Assessment of Two Versions of Ghost Fluid Method for 2D Multi-Medium Compressible Flow

The main difficulty in computing multi-medium flow is how to treat the medium interface. The recently developed ghost fluid method (GFM) [1], which is implemented in conjunction with the level set method, provides unified computation of multi-medium flow without tracking the interface explicitly (here the original GFM in [1] is denoted as OGFM). The appealing features of GFM are its unified treatment of the whole flowfield, easy extension to multi-dimensions and maintenance of a relatively sharp interface without smearing. While OGFM could simulate some simple gas-gas flows, it encountered difficulties in computing gas-liquid flow because of breakdown of computation caused by the sensitivity of pressure to the variation of water density.

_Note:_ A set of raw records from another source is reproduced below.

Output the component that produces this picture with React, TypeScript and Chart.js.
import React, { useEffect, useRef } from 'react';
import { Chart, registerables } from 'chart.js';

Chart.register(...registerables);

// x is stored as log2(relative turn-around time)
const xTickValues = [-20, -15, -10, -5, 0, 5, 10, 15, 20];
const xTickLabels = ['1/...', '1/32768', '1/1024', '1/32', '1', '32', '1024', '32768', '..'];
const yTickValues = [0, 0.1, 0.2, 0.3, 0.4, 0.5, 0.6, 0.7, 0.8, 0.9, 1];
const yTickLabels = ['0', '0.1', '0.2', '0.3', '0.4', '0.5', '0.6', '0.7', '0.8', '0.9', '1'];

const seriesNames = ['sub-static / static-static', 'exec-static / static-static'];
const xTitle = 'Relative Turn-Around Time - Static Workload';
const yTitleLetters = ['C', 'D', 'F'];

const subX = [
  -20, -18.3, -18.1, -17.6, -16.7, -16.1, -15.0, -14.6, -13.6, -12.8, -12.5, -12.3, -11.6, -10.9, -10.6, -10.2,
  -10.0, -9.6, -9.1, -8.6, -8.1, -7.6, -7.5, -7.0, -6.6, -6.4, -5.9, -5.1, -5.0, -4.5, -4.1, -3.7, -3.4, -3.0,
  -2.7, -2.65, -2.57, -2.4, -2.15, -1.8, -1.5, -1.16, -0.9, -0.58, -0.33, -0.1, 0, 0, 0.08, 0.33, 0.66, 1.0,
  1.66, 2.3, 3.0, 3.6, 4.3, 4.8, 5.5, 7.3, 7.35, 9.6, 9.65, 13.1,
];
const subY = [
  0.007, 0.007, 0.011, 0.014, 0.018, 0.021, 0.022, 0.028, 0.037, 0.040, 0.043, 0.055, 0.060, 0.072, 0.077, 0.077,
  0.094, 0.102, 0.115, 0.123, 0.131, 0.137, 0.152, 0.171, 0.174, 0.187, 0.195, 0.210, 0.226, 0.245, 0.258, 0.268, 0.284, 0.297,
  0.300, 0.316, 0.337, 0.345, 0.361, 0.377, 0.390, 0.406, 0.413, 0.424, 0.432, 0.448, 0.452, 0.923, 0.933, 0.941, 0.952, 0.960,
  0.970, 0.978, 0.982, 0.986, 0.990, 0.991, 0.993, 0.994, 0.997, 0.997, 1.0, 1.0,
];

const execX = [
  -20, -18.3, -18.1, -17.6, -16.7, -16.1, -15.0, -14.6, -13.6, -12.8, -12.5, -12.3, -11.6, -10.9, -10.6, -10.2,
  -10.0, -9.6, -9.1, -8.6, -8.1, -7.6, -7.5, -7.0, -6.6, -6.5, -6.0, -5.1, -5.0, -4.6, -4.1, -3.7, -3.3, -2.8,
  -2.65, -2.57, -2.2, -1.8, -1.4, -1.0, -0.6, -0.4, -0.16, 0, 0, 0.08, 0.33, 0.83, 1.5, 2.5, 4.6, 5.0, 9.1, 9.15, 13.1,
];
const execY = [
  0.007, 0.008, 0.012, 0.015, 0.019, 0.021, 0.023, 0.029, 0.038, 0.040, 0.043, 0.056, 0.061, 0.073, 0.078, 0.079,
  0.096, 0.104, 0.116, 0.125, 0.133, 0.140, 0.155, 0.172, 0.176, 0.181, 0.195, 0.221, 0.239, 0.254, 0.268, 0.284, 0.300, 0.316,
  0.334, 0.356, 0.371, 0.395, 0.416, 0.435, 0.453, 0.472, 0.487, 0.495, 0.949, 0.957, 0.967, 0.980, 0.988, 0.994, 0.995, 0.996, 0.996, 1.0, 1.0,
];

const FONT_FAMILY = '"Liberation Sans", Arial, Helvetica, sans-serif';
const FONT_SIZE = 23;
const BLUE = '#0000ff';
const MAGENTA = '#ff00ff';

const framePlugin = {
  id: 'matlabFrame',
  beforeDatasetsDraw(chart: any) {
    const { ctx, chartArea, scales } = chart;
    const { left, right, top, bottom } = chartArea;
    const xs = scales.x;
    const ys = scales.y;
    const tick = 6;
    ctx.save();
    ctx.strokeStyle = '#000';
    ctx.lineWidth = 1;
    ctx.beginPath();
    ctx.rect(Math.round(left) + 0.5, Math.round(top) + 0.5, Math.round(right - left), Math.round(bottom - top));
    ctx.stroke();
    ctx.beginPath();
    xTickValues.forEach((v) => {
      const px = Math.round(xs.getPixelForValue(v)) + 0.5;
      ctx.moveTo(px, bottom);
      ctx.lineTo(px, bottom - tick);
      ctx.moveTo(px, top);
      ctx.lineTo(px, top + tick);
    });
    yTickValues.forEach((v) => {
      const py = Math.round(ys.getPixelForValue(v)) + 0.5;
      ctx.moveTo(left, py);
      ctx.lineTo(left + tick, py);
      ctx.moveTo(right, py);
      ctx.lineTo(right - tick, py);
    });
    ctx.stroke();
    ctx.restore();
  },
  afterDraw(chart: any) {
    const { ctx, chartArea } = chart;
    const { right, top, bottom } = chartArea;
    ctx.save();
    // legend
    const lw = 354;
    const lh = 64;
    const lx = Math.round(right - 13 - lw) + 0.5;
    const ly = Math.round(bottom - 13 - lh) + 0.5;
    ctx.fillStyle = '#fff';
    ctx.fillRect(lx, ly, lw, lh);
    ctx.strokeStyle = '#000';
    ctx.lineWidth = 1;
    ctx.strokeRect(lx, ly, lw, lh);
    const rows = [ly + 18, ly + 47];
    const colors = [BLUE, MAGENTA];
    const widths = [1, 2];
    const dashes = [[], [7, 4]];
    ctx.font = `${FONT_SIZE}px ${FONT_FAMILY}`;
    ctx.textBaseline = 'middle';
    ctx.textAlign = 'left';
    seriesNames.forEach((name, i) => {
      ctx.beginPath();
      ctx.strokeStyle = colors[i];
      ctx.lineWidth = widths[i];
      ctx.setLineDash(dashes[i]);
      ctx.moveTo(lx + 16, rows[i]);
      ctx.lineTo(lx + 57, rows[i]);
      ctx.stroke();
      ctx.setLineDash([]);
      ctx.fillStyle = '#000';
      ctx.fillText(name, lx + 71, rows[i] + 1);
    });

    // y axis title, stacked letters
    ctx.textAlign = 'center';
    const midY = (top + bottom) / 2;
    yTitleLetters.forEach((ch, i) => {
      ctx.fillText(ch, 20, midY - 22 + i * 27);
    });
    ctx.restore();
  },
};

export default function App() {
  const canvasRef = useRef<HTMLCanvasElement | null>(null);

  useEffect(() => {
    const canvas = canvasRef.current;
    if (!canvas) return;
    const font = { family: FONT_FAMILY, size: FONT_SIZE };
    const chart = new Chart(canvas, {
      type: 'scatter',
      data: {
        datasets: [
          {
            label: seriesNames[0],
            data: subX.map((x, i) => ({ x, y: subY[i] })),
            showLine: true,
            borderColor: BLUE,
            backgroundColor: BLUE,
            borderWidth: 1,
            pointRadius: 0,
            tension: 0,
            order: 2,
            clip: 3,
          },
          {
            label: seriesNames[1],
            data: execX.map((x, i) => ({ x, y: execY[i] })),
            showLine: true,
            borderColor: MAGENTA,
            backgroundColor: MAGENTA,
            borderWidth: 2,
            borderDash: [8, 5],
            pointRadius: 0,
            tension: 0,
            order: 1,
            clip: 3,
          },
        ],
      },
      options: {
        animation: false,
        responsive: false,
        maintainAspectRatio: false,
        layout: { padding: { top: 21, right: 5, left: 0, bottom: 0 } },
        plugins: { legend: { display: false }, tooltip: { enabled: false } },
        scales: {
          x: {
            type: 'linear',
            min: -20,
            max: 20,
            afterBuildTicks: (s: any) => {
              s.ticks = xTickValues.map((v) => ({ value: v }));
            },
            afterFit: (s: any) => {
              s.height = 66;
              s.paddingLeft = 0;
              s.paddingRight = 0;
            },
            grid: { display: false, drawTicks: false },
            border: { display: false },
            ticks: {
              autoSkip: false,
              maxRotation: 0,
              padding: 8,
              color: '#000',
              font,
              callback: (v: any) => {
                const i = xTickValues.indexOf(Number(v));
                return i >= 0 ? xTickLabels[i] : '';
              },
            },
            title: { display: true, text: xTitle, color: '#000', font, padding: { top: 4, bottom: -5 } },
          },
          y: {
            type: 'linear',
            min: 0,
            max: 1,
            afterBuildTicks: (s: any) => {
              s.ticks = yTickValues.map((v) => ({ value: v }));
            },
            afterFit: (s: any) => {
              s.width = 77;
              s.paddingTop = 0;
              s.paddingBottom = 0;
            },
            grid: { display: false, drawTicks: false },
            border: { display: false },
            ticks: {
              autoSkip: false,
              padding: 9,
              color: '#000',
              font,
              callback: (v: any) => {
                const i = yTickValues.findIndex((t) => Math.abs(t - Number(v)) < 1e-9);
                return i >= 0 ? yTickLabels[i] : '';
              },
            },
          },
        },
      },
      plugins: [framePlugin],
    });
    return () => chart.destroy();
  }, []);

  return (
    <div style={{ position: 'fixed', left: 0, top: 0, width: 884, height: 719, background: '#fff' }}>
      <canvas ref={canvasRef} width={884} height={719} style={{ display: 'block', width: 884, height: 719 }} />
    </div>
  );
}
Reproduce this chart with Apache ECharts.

Fedkiw et al made slight modification to his OGFM which used the normal velocity from the more stiffened and the pressure from the less stiffened as the interface velocity and pressure, respectively (this version is denoted as NGFM). However, it could only compute some simple gas-liquid flows. It was still problematic in computing shock-interface interaction problems in gas-liquid flows. Liu et al [2] developed a modified version of GFM which used a ghost fluid status provided by solving approximate Riemann problem (denoted as MGFM). More recently, Wang et al [3] further proposed a version named RGFM which defines both the real fluid next to the interface and the ghost fluid using solutions of a different set of approximate Riemann problem. In this paper, we assess MGFM and RGFM in one and two dimensional cases and revisit the technique to define the ghost fluid. The spatial discretization for the Euler equations is Harten’s second order TVD scheme and the WENO scheme. The computational effects associated with different sets of approximate Riemann problems are demonstrated for several 2D multi-medium flow problems, including air-helium shock interaction [1], underwater explosion, and underwater gas jet flow.